**Source excerpt:**
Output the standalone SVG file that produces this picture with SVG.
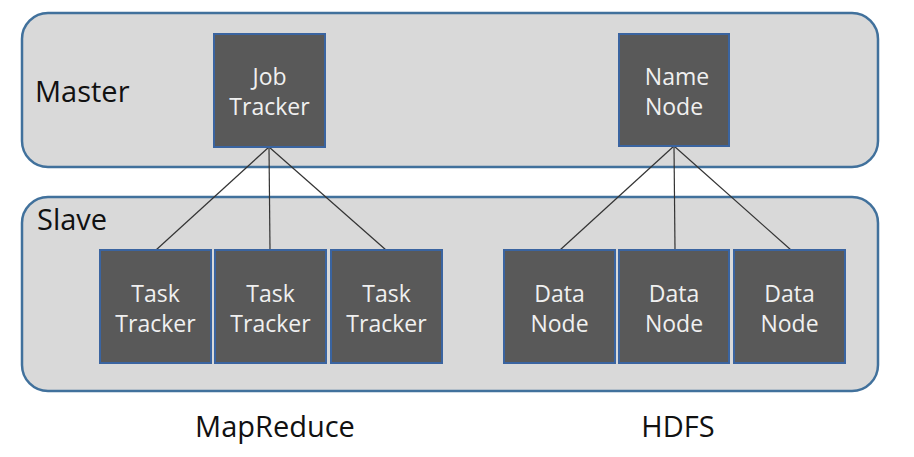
<svg xmlns="http://www.w3.org/2000/svg" width="914" height="457" viewBox="0 0 914 457">
<style>
.panel{fill:#d9d9d9;stroke:#41719c;stroke-width:2.5}
.box{fill:#595959;stroke:#3a64a0;stroke-width:2}
.lbl{font-family:"Open Sans","Noto Sans","Liberation Sans",sans-serif;font-size:23px;fill:#f0f0f0;text-anchor:middle}
.big{font-family:"Open Sans","Noto Sans","Liberation Sans",sans-serif;font-size:29px;fill:#111}
.conn{stroke:#333;stroke-width:1.2;fill:none}
</style>
<rect width="914" height="457" fill="#ffffff"/>
<g id="master-panel"><rect class="panel" x="22" y="13" width="856" height="154" rx="26"/><text class="big" x="35" y="102">Master</text></g>
<g id="slave-panel"><rect class="panel" x="22" y="197" width="856" height="194" rx="26"/><text class="big" x="37" y="230">Slave</text></g>
<g id="connectors">
<line class="conn" x1="269" y1="147" x2="156" y2="250"/>
<line class="conn" x1="269" y1="147" x2="270" y2="250"/>
<line class="conn" x1="269" y1="147" x2="386" y2="250"/>
<line class="conn" x1="674" y1="146" x2="560" y2="250"/>
<line class="conn" x1="674" y1="146" x2="675" y2="250"/>
<line class="conn" x1="674" y1="146" x2="791" y2="250"/>
</g>
<g id="job-tracker"><rect class="box" x="214" y="34" width="111" height="113"/><text class="lbl" x="269.5" y="85">Job</text><text class="lbl" x="269.5" y="115">Tracker</text></g>
<g id="name-node"><rect class="box" x="619" y="34" width="110" height="112"/><text class="lbl" x="677" y="85">Name</text><text class="lbl" x="674" y="115">Node</text></g>
<g id="task-tracker-1"><rect class="box" x="100" y="250" width="111" height="113"/><text class="lbl" x="155.5" y="302">Task</text><text class="lbl" x="155.5" y="332">Tracker</text></g>
<g id="task-tracker-2"><rect class="box" x="215" y="250" width="111" height="113"/><text class="lbl" x="270.5" y="302">Task</text><text class="lbl" x="270.5" y="332">Tracker</text></g>
<g id="task-tracker-3"><rect class="box" x="331" y="250" width="111" height="113"/><text class="lbl" x="386.5" y="302">Task</text><text class="lbl" x="386.5" y="332">Tracker</text></g>
<g id="data-node-1"><rect class="box" x="504" y="250" width="111" height="113"/><text class="lbl" x="559.5" y="302">Data</text><text class="lbl" x="559.5" y="332">Node</text></g>
<g id="data-node-2"><rect class="box" x="619" y="250" width="110" height="113"/><text class="lbl" x="674" y="302">Data</text><text class="lbl" x="674" y="332">Node</text></g>
<g id="data-node-3"><rect class="box" x="734" y="250" width="111" height="113"/><text class="lbl" x="789.5" y="302">Data</text><text class="lbl" x="789.5" y="332">Node</text></g>
<text class="big" x="275" y="437" text-anchor="middle">MapReduce</text>
<text class="big" x="678" y="437" text-anchor="middle">HDFS</text>
</svg>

**Instructions for the task:** Reproduce the material above in full, exactly, with no images.

**Task response:**
Output the standalone SVG file that produces this picture with SVG.
<svg xmlns="http://www.w3.org/2000/svg" width="914" height="457" viewBox="0 0 914 457">
<style>
.panel{fill:#d9d9d9;stroke:#41719c;stroke-width:2.5}
.box{fill:#595959;stroke:#3a64a0;stroke-width:2}
.lbl{font-family:"Open Sans","Noto Sans","Liberation Sans",sans-serif;font-size:23px;fill:#f0f0f0;text-anchor:middle}
.big{font-family:"Open Sans","Noto Sans","Liberation Sans",sans-serif;font-size:29px;fill:#111}
.conn{stroke:#333;stroke-width:1.2;fill:none}
</style>
<rect width="914" height="457" fill="#ffffff"/>
<g id="master-panel"><rect class="panel" x="22" y="13" width="856" height="154" rx="26"/><text class="big" x="35" y="102">Master</text></g>
<g id="slave-panel"><rect class="panel" x="22" y="197" width="856" height="194" rx="26"/><text class="big" x="37" y="230">Slave</text></g>
<g id="connectors">
<line class="conn" x1="269" y1="147" x2="156" y2="250"/>
<line class="conn" x1="269" y1="147" x2="270" y2="250"/>
<line class="conn" x1="269" y1="147" x2="386" y2="250"/>
<line class="conn" x1="674" y1="146" x2="560" y2="250"/>
<line class="conn" x1="674" y1="146" x2="675" y2="250"/>
<line class="conn" x1="674" y1="146" x2="791" y2="250"/>
</g>
<g id="job-tracker"><rect class="box" x="214" y="34" width="111" height="113"/><text class="lbl" x="269.5" y="85">Job</text><text class="lbl" x="269.5" y="115">Tracker</text></g>
<g id="name-node"><rect class="box" x="619" y="34" width="110" height="112"/><text class="lbl" x="677" y="85">Name</text><text class="lbl" x="674" y="115">Node</text></g>
<g id="task-tracker-1"><rect class="box" x="100" y="250" width="111" height="113"/><text class="lbl" x="155.5" y="302">Task</text><text class="lbl" x="155.5" y="332">Tracker</text></g>
<g id="task-tracker-2"><rect class="box" x="215" y="250" width="111" height="113"/><text class="lbl" x="270.5" y="302">Task</text><text class="lbl" x="270.5" y="332">Tracker</text></g>
<g id="task-tracker-3"><rect class="box" x="331" y="250" width="111" height="113"/><text class="lbl" x="386.5" y="302">Task</text><text class="lbl" x="386.5" y="332">Tracker</text></g>
<g id="data-node-1"><rect class="box" x="504" y="250" width="111" height="113"/><text class="lbl" x="559.5" y="302">Data</text><text class="lbl" x="559.5" y="332">Node</text></g>
<g id="data-node-2"><rect class="box" x="619" y="250" width="110" height="113"/><text class="lbl" x="674" y="302">Data</text><text class="lbl" x="674" y="332">Node</text></g>
<g id="data-node-3"><rect class="box" x="734" y="250" width="111" height="113"/><text class="lbl" x="789.5" y="302">Data</text><text class="lbl" x="789.5" y="332">Node</text></g>
<text class="big" x="275" y="437" text-anchor="middle">MapReduce</text>
<text class="big" x="678" y="437" text-anchor="middle">HDFS</text>
</svg>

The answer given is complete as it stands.